To date the main contribution of complexity theory to understanding social phenomena in tourism has been the challenge to linear thinking and positivism and the criticism of the emphasis of much research on the ordered, and more easily defined aspects of systems.  This has progressed thinking at a conceptual level.  It is now time to take that challenge further and to draw upon some of the wider debates about the application of complexity to social phenomena and explicitly engage in discussion about its methodological implications.  Complexity theory has important implications for policy research in cross cutting areas such as tourism.  The contribution of a social perspective is that highlights the need for more holistic understanding of policy process and  raises questions about how we should analyse policy interventions in a social world.  

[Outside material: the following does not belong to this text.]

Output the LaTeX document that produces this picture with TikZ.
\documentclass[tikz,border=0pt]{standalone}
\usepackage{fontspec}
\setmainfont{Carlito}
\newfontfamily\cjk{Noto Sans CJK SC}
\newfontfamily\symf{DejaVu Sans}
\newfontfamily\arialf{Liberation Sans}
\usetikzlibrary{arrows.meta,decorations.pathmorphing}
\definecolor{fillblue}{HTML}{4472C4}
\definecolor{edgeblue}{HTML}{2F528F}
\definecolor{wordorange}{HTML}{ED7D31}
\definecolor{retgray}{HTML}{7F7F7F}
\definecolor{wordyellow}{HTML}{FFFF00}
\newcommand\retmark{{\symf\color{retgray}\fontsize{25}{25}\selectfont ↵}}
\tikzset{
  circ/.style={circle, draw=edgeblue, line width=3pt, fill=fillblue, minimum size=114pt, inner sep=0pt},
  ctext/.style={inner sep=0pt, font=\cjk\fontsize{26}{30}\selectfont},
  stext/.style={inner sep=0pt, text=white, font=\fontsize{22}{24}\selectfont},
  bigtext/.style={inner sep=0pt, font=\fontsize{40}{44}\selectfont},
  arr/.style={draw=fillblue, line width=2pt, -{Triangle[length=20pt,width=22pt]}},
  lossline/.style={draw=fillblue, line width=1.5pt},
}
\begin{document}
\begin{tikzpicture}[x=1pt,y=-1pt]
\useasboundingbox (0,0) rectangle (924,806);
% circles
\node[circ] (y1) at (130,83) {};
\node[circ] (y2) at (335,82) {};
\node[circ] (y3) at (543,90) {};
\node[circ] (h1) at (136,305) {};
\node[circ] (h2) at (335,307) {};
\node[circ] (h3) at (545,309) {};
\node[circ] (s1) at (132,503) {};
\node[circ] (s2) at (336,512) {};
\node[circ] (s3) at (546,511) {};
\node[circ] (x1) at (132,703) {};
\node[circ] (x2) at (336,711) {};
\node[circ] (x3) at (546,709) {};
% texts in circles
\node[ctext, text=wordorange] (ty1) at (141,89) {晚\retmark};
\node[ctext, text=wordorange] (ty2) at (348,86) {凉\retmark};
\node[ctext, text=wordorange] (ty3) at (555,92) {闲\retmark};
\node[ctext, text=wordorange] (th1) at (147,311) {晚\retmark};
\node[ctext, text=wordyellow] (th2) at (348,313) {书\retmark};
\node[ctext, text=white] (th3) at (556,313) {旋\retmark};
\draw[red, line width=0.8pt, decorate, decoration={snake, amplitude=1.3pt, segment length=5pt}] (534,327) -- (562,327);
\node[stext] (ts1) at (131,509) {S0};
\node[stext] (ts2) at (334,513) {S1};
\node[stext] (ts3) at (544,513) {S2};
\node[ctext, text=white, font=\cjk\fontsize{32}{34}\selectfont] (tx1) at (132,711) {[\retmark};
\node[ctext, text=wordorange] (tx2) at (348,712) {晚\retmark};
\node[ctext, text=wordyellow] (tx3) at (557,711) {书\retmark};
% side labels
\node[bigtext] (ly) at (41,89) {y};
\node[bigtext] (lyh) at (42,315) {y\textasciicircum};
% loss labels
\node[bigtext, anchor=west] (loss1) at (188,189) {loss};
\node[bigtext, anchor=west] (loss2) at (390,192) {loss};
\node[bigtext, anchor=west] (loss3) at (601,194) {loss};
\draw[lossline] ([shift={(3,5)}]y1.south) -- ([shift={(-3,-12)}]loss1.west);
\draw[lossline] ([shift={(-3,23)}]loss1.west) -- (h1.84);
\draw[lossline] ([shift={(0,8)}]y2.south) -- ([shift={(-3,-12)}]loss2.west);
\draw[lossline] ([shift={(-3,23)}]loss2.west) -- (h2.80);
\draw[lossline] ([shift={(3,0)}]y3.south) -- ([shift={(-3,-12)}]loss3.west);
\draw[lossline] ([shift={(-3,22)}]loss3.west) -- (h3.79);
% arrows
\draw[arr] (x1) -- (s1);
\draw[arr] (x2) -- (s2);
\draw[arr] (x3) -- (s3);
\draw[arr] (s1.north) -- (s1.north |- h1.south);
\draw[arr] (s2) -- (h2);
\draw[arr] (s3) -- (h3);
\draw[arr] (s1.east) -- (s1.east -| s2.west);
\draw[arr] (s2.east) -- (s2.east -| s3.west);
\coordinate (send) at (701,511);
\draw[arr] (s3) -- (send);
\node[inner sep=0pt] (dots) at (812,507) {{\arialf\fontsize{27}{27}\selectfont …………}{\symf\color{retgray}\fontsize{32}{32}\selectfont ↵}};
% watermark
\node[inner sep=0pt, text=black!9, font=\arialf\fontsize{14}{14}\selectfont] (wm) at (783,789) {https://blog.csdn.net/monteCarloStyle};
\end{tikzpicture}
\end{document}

Complexity theory contributes to policy analysis due to the questions it raises about the stability and equilibrium implicit in many policy process models.  It provides a basis from which to consider policy in the context of ‘real world’ phenomena, taking account of turbulence and disequilibrium, self organisation and co-evolution.  Highlighting the importance of communication, it provides new insights in conceptualising the dynamic between policy and practice.  It raises questions about the methods for researching complex social phenomena highlighting the nature of human communication and need for exploration rather than prediction.  

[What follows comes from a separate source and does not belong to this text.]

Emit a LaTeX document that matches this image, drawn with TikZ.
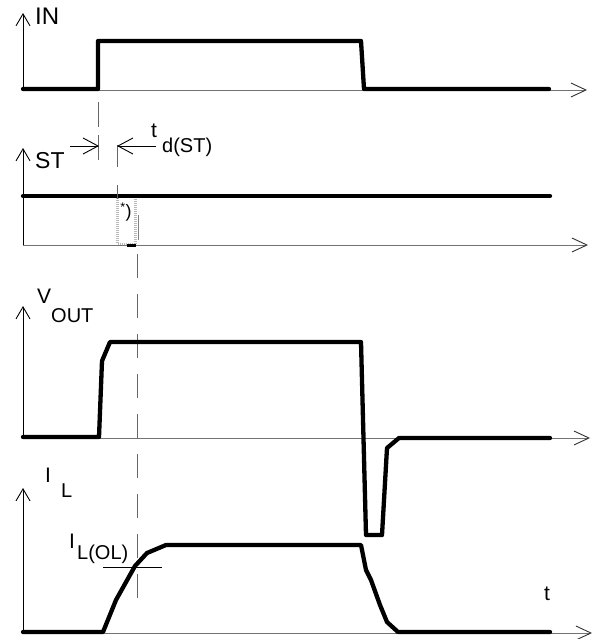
\documentclass[tikz,border=0pt]{standalone}
\usepackage{fontspec}
\setmainfont{Liberation Sans}
\usetikzlibrary{arrows.meta}
\begin{document}
\begin{tikzpicture}[x=1pt,y=-1pt,
  sig/.style={line width=4.3pt, line cap=round, line join=round},
  yaxis/.style={line width=0.9pt, -{Straight Barb[length=12pt,width=14pt,line width=0.9pt]}},
  xaxis/.style={line width=0.9pt, draw=black!55, -{Straight Barb[length=15pt,width=14pt,line width=0.9pt,color=black!80]}},
  dimarrow/.style={line width=0.9pt, -{Straight Barb[length=15pt,width=16pt,line width=0.9pt]}},
  marker/.style={line width=0.9pt, draw=black!60},
  thinline/.style={line width=0.9pt},
  lbl/.style={inner sep=0pt, anchor=base west, font=\fontsize{23}{26}\selectfont},
  sublbl/.style={inner sep=0pt, anchor=base west, font=\fontsize{20}{24}\selectfont},
]
\useasboundingbox (0,0) rectangle (596,639);

% ---------- IN ----------
\coordinate (inO) at (23,90);
\draw[yaxis] (inO) -- (23,13);
\draw[xaxis] (inO) -- (587,90);
\draw[sig] (23,89) -- (98,89) -- (98,41) -- (361,41) -- (364,89) -- (549,89);
\node[lbl, font=\fontsize{24}{26}\selectfont] (lin) at (35,25) {IN};

% ---------- ST ----------
\coordinate (stO) at (23,245);
\draw[yaxis] (stO) -- (23,148);
\draw[xaxis] (stO) -- (588,245);
\draw[draw=gray!55, line width=2.8pt, dash pattern=on 1pt off 1pt] (117.5,198) -- (117.5,244) -- (135.5,244) -- (135.5,198);
\draw[sig] (23,196) -- (550,196);
\draw[line width=3pt] (127,245) -- (136,245);
\draw[draw=gray, line width=0.8pt] (138,215) -- (138,240);
\node[inner sep=0pt, font=\fontsize{18}{20}\selectfont] (star) at (126,212) {\textsuperscript{*})};
\node[lbl] (lst) at (35,168) {ST};

% delay markers
\draw[marker, dash pattern=on 25pt off 8pt] (98,102) -- (98,167);
\draw[marker, dash pattern=on 22pt off 18pt] (117,145) -- (117,199);
\coordinate (dL) at (99,146);
\coordinate (dR) at (117,146);
\coordinate (dLs) at (70,146);
\coordinate (dRs) at (156,146);
\draw[dimarrow] (dLs) -- (dL);
\draw[dimarrow] (dRs) -- (dR);
\node[sublbl, font=\fontsize{21}{24}\selectfont] (lt) at (151,138) {t};
\node[sublbl] (ltd) at (162,153) {d(ST)};

% long dashed
\draw[marker, dash pattern=on 24pt off 16pt] (137.5,254) -- (137.5,600);

% ---------- VOUT ----------
\coordinate (vO) at (23,438);
\draw[yaxis] (vO) -- (23,306);
\draw[xaxis] (vO) -- (590,438);
\draw[sig] (23,437) -- (99,437) -- (102,361) -- (110,342) -- (361,342) -- (366,535) -- (382,535) -- (387,448) -- (399,438) -- (550,438);
\node[lbl, font=\fontsize{21}{24}\selectfont] (lv) at (37,303) {V};
\node[sublbl] (lvout) at (51,322) {OUT};

% ---------- IL ----------
\coordinate (iO) at (23,633);
\draw[yaxis] (iO) -- (23,488);
\draw[xaxis] (iO) -- (592,633);
\draw[sig] (23,632) -- (103,632) -- (116,600) -- (135,566) -- (147,553) -- (166,545) -- (361,545) -- (366,570) -- (371,580) -- (380,605) -- (387,622) -- (398,632) -- (550,632);
\draw[thinline] (103,567) -- (162,567);
\node[lbl, font=\fontsize{21}{24}\selectfont] (li) at (45,482) {I};
\node[sublbl] (lil) at (61,497) {L};
\node[lbl, font=\fontsize{21}{24}\selectfont] (lio) at (69,548) {I};
\node[sublbl] (lilol) at (77,559) {L(OL)};
\node[lbl, font=\fontsize{21}{24}\selectfont] (ltime) at (544,600) {t};
\end{tikzpicture}
\end{document}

The debates outlined in this paper support the development of further research into the characteristics of the tourism policy process, taking into account the turbulence and complexity of its environment.  Research need to be undertaken to focus on what tourism policy is, and what happens when tourism policy makers  develop and enact policies in different policy environments, and what the implications of tourism policy are over longer time frames.  There is a need for the development of longitudinal, case based research to improve the understanding of tourism policy making in its specific context from the perspective of the people involved and to broaden understanding of policy as a social process involving collaboration and negotiation.